(Dataset excerpt)
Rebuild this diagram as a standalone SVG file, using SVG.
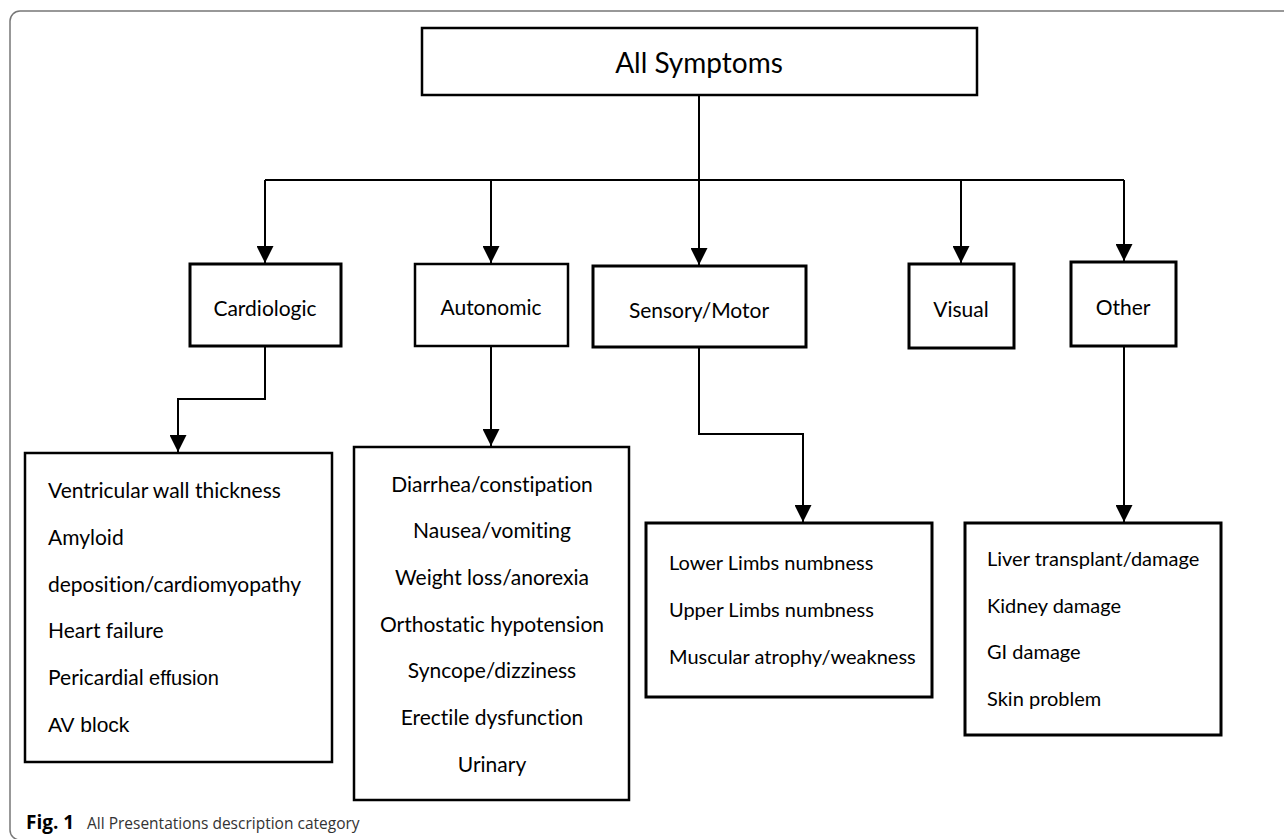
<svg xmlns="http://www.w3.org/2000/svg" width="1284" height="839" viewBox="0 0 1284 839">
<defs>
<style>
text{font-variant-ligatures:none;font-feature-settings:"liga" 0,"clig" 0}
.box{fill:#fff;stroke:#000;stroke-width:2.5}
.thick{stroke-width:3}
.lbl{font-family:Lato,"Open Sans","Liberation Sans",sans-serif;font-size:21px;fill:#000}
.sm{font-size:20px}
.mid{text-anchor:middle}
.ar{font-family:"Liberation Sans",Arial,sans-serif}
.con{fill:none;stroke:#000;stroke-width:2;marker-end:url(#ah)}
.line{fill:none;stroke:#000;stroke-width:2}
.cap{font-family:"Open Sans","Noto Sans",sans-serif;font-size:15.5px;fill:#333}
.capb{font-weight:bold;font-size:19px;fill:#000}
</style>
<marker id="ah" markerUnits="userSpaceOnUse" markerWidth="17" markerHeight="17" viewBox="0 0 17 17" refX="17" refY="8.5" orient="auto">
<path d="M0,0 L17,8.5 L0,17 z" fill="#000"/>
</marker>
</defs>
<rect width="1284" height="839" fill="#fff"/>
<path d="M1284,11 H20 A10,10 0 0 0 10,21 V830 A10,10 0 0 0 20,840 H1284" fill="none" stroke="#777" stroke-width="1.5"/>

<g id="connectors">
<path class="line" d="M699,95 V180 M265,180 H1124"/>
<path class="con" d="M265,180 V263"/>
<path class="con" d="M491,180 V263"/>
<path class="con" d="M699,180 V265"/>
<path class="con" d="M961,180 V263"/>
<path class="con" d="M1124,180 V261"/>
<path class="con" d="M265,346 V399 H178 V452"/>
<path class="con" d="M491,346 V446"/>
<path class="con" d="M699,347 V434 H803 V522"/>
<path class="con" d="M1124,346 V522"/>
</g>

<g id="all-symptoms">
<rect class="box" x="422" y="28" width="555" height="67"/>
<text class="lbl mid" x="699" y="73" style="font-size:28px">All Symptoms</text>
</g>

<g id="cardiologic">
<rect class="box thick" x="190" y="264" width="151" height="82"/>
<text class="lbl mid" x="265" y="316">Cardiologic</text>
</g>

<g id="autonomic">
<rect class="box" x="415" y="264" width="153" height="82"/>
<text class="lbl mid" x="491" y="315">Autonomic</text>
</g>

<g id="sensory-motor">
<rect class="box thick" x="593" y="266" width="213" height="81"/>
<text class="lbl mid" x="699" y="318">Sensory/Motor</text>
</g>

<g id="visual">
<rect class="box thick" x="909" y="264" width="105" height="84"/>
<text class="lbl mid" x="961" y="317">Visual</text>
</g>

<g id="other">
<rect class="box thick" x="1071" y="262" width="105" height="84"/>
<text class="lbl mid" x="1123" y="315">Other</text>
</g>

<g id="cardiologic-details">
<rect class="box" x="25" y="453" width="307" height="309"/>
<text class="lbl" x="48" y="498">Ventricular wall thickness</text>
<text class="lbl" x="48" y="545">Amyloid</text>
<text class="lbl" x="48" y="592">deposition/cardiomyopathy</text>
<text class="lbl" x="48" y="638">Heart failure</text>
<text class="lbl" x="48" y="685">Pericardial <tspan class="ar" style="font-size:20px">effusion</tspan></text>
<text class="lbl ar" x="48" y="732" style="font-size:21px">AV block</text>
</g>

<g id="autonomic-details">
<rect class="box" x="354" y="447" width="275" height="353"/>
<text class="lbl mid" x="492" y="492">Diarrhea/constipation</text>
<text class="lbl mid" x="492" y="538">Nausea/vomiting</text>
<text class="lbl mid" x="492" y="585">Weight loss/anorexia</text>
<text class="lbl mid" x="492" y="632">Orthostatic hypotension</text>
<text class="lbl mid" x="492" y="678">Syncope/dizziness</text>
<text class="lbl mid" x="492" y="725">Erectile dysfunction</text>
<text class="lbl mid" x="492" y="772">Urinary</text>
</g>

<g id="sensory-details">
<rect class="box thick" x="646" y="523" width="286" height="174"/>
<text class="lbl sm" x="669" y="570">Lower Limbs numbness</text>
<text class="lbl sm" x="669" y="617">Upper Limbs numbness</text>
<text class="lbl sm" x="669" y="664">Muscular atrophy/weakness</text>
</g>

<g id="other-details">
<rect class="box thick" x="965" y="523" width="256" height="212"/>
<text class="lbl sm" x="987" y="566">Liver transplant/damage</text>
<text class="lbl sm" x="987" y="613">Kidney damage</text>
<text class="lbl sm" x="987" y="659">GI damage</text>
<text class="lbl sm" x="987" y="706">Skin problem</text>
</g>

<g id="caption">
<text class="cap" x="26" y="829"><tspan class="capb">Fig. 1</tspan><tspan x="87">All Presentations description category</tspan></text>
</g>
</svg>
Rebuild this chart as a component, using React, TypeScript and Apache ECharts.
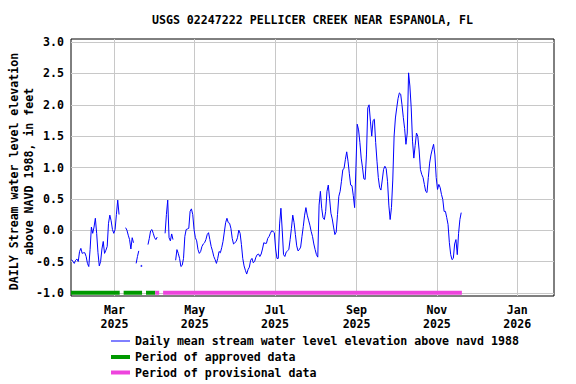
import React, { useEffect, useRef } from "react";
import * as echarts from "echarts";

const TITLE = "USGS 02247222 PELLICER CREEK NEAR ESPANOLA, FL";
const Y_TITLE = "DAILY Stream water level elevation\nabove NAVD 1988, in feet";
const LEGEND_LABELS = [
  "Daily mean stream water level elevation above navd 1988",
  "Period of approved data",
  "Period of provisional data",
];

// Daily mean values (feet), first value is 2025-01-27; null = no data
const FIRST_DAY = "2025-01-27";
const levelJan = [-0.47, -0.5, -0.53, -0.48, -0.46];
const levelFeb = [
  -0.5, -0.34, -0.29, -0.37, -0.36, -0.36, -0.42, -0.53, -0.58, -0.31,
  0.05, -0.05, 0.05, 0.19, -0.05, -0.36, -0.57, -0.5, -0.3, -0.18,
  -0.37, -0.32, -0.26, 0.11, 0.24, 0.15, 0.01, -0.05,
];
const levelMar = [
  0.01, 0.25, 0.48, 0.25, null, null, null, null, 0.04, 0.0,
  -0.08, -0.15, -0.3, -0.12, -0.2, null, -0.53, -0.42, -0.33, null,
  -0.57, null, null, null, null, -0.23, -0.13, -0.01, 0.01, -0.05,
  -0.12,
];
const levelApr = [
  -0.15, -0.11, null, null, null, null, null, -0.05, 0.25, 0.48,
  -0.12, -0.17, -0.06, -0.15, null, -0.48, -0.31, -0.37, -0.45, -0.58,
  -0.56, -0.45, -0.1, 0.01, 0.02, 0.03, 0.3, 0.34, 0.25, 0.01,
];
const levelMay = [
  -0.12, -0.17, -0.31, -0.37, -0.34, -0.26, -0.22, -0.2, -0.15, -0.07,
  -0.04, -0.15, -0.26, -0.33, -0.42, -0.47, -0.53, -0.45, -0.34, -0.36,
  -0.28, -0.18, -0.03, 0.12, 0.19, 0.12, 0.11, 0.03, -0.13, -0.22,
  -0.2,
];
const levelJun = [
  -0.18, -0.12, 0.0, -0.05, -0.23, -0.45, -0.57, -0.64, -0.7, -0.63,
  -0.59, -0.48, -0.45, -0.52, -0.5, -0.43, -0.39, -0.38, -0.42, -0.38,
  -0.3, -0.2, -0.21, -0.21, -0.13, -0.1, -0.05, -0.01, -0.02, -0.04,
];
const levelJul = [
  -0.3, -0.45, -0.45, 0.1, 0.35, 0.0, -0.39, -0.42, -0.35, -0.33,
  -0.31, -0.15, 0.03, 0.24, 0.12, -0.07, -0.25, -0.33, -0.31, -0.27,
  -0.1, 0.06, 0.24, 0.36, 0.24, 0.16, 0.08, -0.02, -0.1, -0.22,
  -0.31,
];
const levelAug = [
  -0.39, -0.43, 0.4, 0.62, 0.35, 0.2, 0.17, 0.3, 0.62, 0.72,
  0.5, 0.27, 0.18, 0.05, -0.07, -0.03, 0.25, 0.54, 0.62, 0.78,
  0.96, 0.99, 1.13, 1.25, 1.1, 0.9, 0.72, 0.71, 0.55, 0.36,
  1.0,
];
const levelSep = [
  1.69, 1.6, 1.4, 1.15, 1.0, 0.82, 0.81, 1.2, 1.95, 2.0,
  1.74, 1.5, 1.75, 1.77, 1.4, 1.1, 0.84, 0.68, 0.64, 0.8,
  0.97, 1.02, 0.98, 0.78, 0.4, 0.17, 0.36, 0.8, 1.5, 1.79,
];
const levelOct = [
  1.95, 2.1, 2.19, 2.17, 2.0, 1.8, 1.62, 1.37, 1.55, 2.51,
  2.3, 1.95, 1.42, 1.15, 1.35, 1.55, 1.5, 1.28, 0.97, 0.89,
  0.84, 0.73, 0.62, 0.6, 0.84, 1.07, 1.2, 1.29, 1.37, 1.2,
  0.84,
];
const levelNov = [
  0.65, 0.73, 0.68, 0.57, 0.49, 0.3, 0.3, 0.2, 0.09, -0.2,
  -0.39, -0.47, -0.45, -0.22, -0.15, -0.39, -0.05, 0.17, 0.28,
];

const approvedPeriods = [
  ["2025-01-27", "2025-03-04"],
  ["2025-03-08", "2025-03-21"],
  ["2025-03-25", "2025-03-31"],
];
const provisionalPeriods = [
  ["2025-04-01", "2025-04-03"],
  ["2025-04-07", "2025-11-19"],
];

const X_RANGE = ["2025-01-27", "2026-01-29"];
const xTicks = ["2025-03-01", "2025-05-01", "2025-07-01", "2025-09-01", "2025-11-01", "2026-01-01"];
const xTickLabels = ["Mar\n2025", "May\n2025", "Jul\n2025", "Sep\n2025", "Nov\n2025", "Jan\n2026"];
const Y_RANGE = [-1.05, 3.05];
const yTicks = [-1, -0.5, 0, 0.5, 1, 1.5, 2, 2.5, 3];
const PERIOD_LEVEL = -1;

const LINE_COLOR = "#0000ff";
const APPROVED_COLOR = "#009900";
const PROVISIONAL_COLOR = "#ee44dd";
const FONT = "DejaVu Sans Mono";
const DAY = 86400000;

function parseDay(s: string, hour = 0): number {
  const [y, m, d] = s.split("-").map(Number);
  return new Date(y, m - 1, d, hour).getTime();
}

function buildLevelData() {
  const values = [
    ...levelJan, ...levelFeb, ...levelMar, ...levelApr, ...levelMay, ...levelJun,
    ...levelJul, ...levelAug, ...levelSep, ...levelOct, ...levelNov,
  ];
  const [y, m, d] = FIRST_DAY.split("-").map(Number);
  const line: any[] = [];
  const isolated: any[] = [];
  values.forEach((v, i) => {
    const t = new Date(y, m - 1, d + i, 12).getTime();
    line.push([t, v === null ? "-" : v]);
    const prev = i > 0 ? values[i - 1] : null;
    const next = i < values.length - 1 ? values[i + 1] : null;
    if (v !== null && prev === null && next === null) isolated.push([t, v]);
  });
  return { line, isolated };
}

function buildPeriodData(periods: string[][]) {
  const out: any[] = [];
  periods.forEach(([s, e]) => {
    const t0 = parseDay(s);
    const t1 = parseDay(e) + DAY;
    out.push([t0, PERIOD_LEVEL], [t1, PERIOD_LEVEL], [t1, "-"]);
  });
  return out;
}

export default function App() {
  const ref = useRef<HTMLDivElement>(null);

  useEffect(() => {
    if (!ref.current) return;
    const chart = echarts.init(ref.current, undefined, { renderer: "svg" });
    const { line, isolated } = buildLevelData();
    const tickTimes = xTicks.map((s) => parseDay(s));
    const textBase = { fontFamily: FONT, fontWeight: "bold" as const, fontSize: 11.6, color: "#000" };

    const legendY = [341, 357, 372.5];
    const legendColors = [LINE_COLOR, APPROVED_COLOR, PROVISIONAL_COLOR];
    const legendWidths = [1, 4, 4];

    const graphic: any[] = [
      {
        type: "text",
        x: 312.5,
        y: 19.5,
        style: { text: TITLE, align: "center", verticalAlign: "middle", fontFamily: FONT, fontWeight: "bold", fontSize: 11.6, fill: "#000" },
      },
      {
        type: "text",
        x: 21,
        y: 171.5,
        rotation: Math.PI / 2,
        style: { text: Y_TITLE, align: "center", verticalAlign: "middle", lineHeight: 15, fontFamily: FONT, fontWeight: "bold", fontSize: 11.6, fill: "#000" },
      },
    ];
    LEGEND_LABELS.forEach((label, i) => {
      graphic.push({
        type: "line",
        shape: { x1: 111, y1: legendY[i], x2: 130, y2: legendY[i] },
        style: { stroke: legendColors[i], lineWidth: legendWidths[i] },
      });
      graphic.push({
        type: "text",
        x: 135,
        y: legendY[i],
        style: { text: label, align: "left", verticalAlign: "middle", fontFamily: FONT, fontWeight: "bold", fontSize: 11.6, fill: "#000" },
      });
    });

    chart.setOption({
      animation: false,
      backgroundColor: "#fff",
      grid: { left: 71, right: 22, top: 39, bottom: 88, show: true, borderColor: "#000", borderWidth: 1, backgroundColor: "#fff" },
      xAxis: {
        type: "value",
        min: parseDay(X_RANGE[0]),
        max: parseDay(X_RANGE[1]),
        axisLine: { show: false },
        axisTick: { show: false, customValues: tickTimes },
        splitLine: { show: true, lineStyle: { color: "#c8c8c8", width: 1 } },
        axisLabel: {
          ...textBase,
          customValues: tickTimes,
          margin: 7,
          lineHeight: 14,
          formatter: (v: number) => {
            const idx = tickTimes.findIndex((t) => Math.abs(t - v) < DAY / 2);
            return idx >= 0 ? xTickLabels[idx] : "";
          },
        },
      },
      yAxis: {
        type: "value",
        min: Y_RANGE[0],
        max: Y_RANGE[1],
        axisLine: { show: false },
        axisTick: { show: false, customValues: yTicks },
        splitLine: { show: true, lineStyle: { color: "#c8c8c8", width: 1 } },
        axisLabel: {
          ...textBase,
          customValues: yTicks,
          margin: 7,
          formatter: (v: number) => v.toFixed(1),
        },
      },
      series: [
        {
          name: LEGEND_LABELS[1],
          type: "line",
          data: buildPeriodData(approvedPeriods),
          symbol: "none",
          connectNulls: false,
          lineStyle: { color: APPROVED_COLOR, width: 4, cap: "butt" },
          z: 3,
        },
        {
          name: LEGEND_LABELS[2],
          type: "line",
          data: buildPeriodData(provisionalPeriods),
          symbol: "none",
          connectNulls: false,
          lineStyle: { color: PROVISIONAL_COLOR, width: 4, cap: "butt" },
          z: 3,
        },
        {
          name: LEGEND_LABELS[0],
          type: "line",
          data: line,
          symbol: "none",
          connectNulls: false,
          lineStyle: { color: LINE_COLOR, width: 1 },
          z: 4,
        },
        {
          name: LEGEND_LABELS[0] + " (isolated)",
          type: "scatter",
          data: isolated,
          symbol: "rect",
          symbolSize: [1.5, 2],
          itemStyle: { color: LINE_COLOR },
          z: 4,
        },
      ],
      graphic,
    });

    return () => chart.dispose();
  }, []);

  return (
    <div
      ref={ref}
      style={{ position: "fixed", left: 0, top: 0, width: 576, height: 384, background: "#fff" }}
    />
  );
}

Instructions for the task -> From the top of the listing above, repeat each line exactly until you reach the line containing "H20 A10,10 0", and repeat that one too. Leave the pictures out.

Exercise response ->
Rebuild this diagram as a standalone SVG file, using SVG.
<svg xmlns="http://www.w3.org/2000/svg" width="1284" height="839" viewBox="0 0 1284 839">
<defs>
<style>
text{font-variant-ligatures:none;font-feature-settings:"liga" 0,"clig" 0}
.box{fill:#fff;stroke:#000;stroke-width:2.5}
.thick{stroke-width:3}
.lbl{font-family:Lato,"Open Sans","Liberation Sans",sans-serif;font-size:21px;fill:#000}
.sm{font-size:20px}
.mid{text-anchor:middle}
.ar{font-family:"Liberation Sans",Arial,sans-serif}
.con{fill:none;stroke:#000;stroke-width:2;marker-end:url(#ah)}
.line{fill:none;stroke:#000;stroke-width:2}
.cap{font-family:"Open Sans","Noto Sans",sans-serif;font-size:15.5px;fill:#333}
.capb{font-weight:bold;font-size:19px;fill:#000}
</style>
<marker id="ah" markerUnits="userSpaceOnUse" markerWidth="17" markerHeight="17" viewBox="0 0 17 17" refX="17" refY="8.5" orient="auto">
<path d="M0,0 L17,8.5 L0,17 z" fill="#000"/>
</marker>
</defs>
<rect width="1284" height="839" fill="#fff"/>
<path d="M1284,11 H20 A10,10 0 0 0 10,21 V830 A10,10 0 0 0 20,840 H1284" fill="none" stroke="#777" stroke-width="1.5"/>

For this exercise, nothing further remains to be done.